By the way, don't you think it's odd that Cyclone believes they will get deposits from customers when, as you say, Cyclone is not public about proving the merit of the engines?

Expect perhaps a 10-1 reverse split to facilitate getting the stock traded on a major Exchange.


To get up to $5 and out of penny stock range would be a R/S of 25,000-1, so that will eliminate the majority of Cyclone investors. 10-1 would just give some room for more dilution.

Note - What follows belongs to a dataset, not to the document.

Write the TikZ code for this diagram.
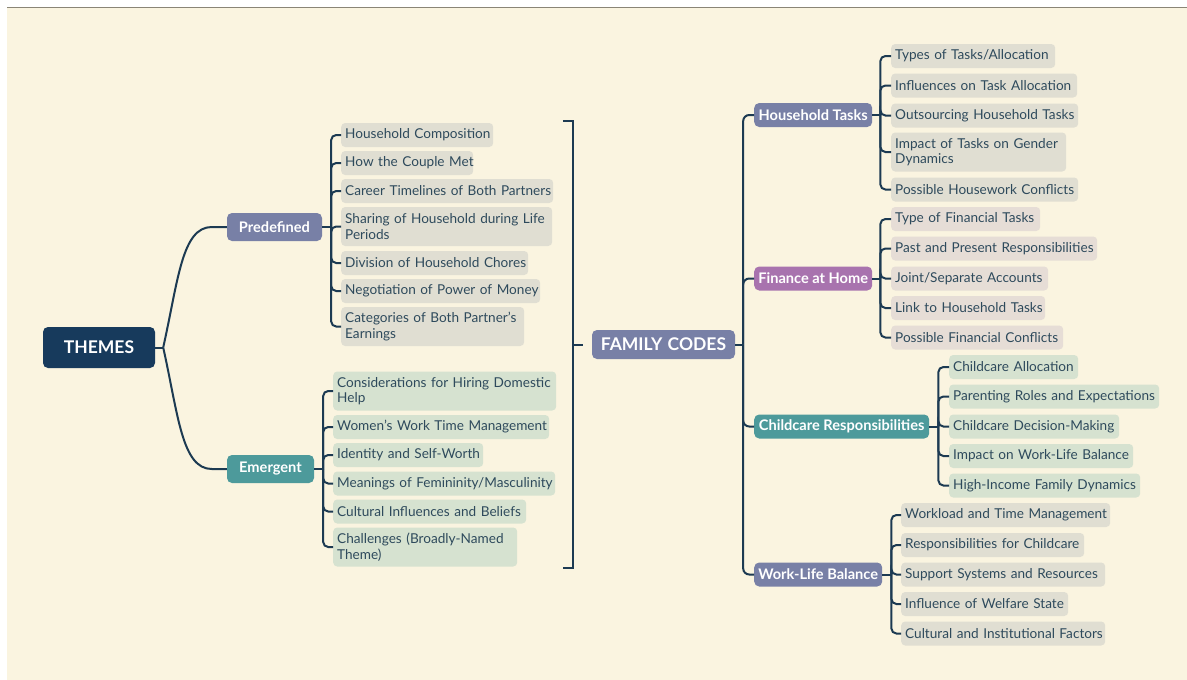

Your excuse for Cyclone's continuous string of failure is that they were "overoptimistic". That doesn't explain why the engines don't work. Nor does it provide any reason to believe Cyclone doesn't continue to be just as "overoptimistic". Or, more likely, dishonest. Harry and Frankie have known for years the engines don't work, can't be made to run for even 10 hours, and that they haven't any clue about how to make the engines work. In fact, given some of Harry Schoell's previous engineering pronouncements, such as bearings being tiny electrical generators and that aerodynamic drag power does not increase with the cube of speed, it is highly likely that he has no idea why this engines fail so quickly. Which would explain why he has made no progress in fixing them.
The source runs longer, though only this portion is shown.